Questions: Item Selection and Item Pool Development for Tests
5 questions to test your understanding
Score: 0 / 5
Question 1 Multiple Choice
A test developer selects the 20 items with the highest discrimination indices from a pilot pool of 60 items and declares the test complete. What is the most significant problem with this approach?
ATwenty items is too few — reliability requires at least 40 items
BUsing only the top discriminating items may produce a test that covers only a narrow slice of the construct, violating content validity
CDiscrimination indices are not meaningful until the final test is assembled
DHigh-discrimination items are typically too difficult for most test-takers
Item selection is constrained optimization, not simple maximization. Selecting purely on discrimination ignores the content blueprint: if the top 20 discriminating items all happen to assess the same sub-domain, the test has high internal consistency but poor content validity — it measures some of the construct very reliably and ignores the rest entirely. Good item selection maximizes reliability within the binding constraint that each specified content area is adequately represented. Option A is a common intuition but not a universal rule; test length is a function of reliability goals and content requirements, not a fixed minimum.
Question 2 Multiple Choice
An item on a medical licensing exam has a p-value of 0.97, meaning 97% of test-takers answered it correctly. What does this tell you about its contribution to the test?
AIt is an excellent item — all examinees answered it correctly, confirming mastery of this content area
BIt contributes almost nothing to reliability because it produces virtually no variance — nearly everyone passes it regardless of true ability
CIts discrimination index will be high because most examinees got it right
DIt should be removed only if it also has low face validity
Reliability is driven by variance in item scores across test-takers. When 97% answer correctly, the item produces almost no variance — it cannot distinguish among test-takers because nearly everyone passes it. A discrimination index measures correlation between item score and total score; with near-zero variance on the item, that correlation will be near zero as well. The item is statistically useless for measuring individual differences. Note: very easy items can serve other purposes (reducing anxiety, serving as warm-up) but should not make up the majority of a test designed to reliably differentiate among candidates.
Question 3 True / False
An item that every test-taker answers correctly contributes nothing to the reliability of the test.
TTrue
FFalse
Answer: True
True. Reliability — the proportion of score variance attributable to true differences between people — depends on items that produce variance in scores. If every test-taker answers an item correctly (p-value = 1.0), that item has zero variance. Zero-variance items cannot correlate with anything, including the total test score, so their discrimination index is zero. They contribute no information about individual differences and do not improve reliability. They may still serve other purposes (e.g., gauging absolute mastery of a critical safety item), but they are statistically inert for reliability purposes.
Question 4 True / False
The goal of item selection is to maximize the average discrimination index across most selected items, regardless of other considerations.
TTrue
FFalse
Answer: False
False. Item selection is constrained optimization: the goal is to maximize reliability (which discrimination indices contribute to) *within* the requirement that each content area specified in the test blueprint meets its item quota. A purely statistical approach that ignores the content blueprint would sacrifice content validity — the test might be internally consistent but measure only a narrow part of the intended construct. Additionally, item difficulty distribution matters: an overly narrow difficulty range reduces the test's ability to differentiate across the ability spectrum. Discrimination is one important criterion, not the sole objective.
Question 5 Short Answer
Why must test developers write an item pool two to three times larger than the final test, rather than writing exactly the items they intend to use?
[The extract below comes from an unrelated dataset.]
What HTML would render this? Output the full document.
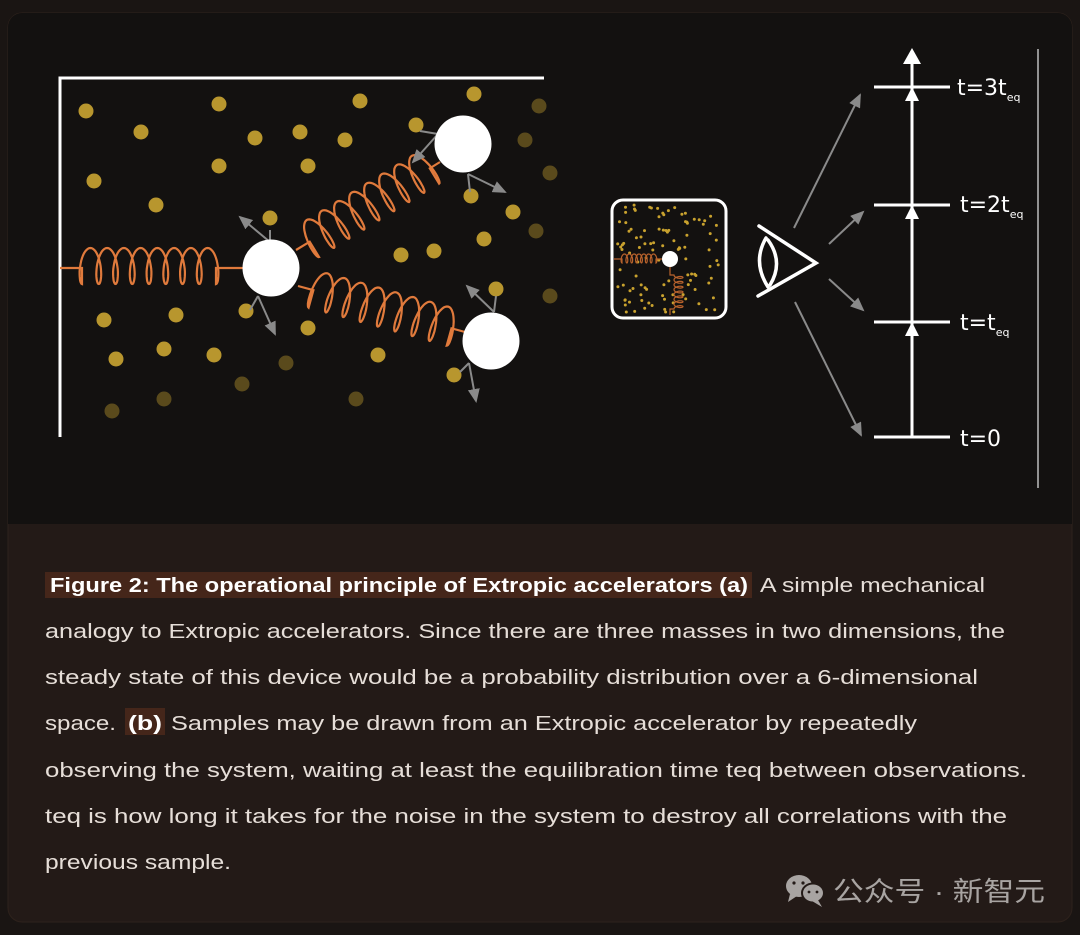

Think about your answer, then reveal below.
Model answer: Because item properties cannot be predicted before pilot testing. Some items will turn out too easy or too hard (p-values near 0 or 1), producing little variance and low discrimination. Others will be ambiguous, poorly worded, or biased against subgroups — problems that only emerge when real test-takers respond. A large pool provides enough candidates in each content area that after eliminating poorly performing items, sufficient high-quality items remain to fill the content blueprint without compromising difficulty distribution or reliability.
The item pool exists to absorb attrition. Pilot testing is the quality control step that reveals which items work as intended. If you start with exactly the items you plan to use and several fail psychometric criteria, you either have to use weak items (harming reliability) or leave content areas undercovered (harming validity). The pool provides redundancy: for each content specification, you want multiple viable candidates so that statistical filtering still leaves adequate coverage.